Coda File System

Re: IP fragmentation

From: Jan Harkes <jaharkes_at_cs.cmu.edu>
Date: Thu, 4 Nov 1999 13:12:30 -0500
On Thu, Nov 04, 1999 at 07:45:29AM +0100, Tom Ivar Helbekkmo wrote:
> One thing I've failed to understand from browsing the Coda
> documentation: _why_ is there a private re-implementation of RPC?  A
> brief summary of the reasons for this decision would be interesting,
> if someone has the time to respond.  (They must have been rather
> powerful, to be worth absorbing the cost of implementation and
> debugging, I assume?  This is difficult territory, and I was not
> surprised back when I tried to get Coda running under NetBSD before
> you folks did, and I gave up when, after many hours of debugging and
> modifying rpc2, I still failed to get authentication working.)
> 
> -tih
> -- 
> Popularity is the hallmark of mediocrity.  --Niles Crane, "Frasier"

I surely don't know all the reasons, but maybe some of them.

- RPC2 was used by AFS2. 
 Some of the system on which Coda is built was jumpstarted by using
 the AFS2 codebase to quickly get to a working implementation.

- Available technology the the time it was developed.
 TCP was in it's infancy, memory-usage and filedescriptor usage were
 the limiting factors for any network service. (think of select that
 could only handle 32 filedescriptors)

- Design objectives.
 You could as well ask, why DCOM, Corba, RX, etc. Or for that matter
 C++, Java. Or NFS/AFS/Coda, or Windows/Linux :)
 Also the multirpc implementation does a very good job at sending a
 single message to a large group of peers, without using multicast. This
 is vital for the callback breaks. Also the streaming 'side-effects' for
 bulk datatransfer, which work very well when sending one data stream to
 a group of servers, as used by Coda's active replication. There is
 simply no serious alternative without losing functionality. Which is
 also the reason I was mentioning the possibility of layering
 rpc2-on-tcp. That is not to preserve compatibility, but to preserve
 functionality of the existing implementation.

- Research.
 Multiple implementations of the same concept improve overall
 understanding of the underlying theorems.

- Availability of alternatives.
 Maybe there weren't good alternatives available 12-15 years ago.

- Portability and support.
 Ok, this is a bad excuse, but I heard it a couple of times and the
 reasoning goes a bit like this.
 What if we use product xxx to handle yyy.
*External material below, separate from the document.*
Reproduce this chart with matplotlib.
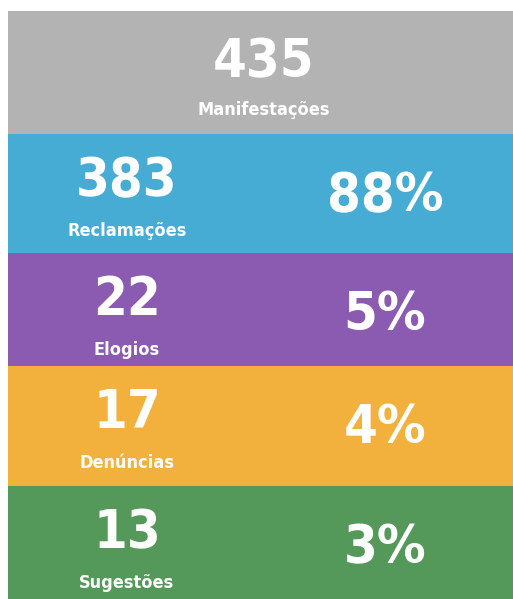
import matplotlib
matplotlib.use('Agg')
import matplotlib.pyplot as plt

# data
total = 435
total_label = 'Manifestações'
categories = ['Reclamações', 'Elogios', 'Denúncias', 'Sugestões']
counts = [383, 22, 17, 13]
percents = ['88%', '5%', '4%', '3%']

colors = ['#46ACD4', '#8A5BB0', '#F2B13C', '#55995A']
band_edges = [134, 253, 366, 486, 599]  # y pixel edges of the coloured bands

plt.rcParams['font.family'] = ['DejaVu Sans']

fig = plt.figure(figsize=(5.13, 5.99), dpi=100)
ax = fig.add_axes([0, 0, 1, 1])
ax.set_xlim(0, 513)
ax.set_ylim(599, 0)
ax.axis('off')

big = dict(color='white', fontsize=39, fontweight='bold', fontstretch='condensed',
           ha='center', va='center')
small = dict(color='white', fontsize=13, fontweight='bold', fontstretch='condensed',
             ha='center', va='center')

# top gray band
ax.barh(11 + (134 - 11) / 2, 505, height=134 - 11, left=8, color='#B3B3B3')
ax.text(264, 62, str(total), **big)
ax.text(264, 110, total_label, **small)

for i in range(len(categories)):
    top = band_edges[i]
    bot = band_edges[i + 1]
    h = bot - top
    ax.barh(top + h / 2, 505, height=h, left=8, color=colors[i])
    ax.text(127, top + 47, str(counts[i]), **big)
    ax.text(127, top + 97, categories[i], **small)
    ax.text(385, top + 62, percents[i], **big)

fig.savefig('out.png', dpi=100)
Well, we could, but what
 if they don't port xxx to platform zzz. Or what if they stop fixing
 bugs we find. And at some point, for some reason, implementing,
 bugfixing, and porting the code yourself looks simpler than leveraging
 off other people's sweat and tears. Luckily, the idea's behind OSS
 seem to be changing that rapidly.

f.i. switching Coda-lwp to pthreads is possible, I even have a fully
 working `glue'-layer, but we lose _all_ windows ports until a pthread
 compatible api is available on those platforms. Also GNU Pth seems to
 work exactly like LWP, and could actually be used as a drop-in
 replacement. But as it is, LWP is fast, relatively bug free ;), and
 the only drawback at this time, as far as I'm concerned, is that gdb
 isn't able to switch the stacks of the LWP-threads.

 Also recently persistent memory stores have started popping up (hmmm,
 how old is RVM by now?), Coldstore, texas, etc. They seem to require
 compiler/linker hacks and are more focussed on C++ programs.

Jan

btw. You hacked on Coda back in the Mach day's? Wow, impressive.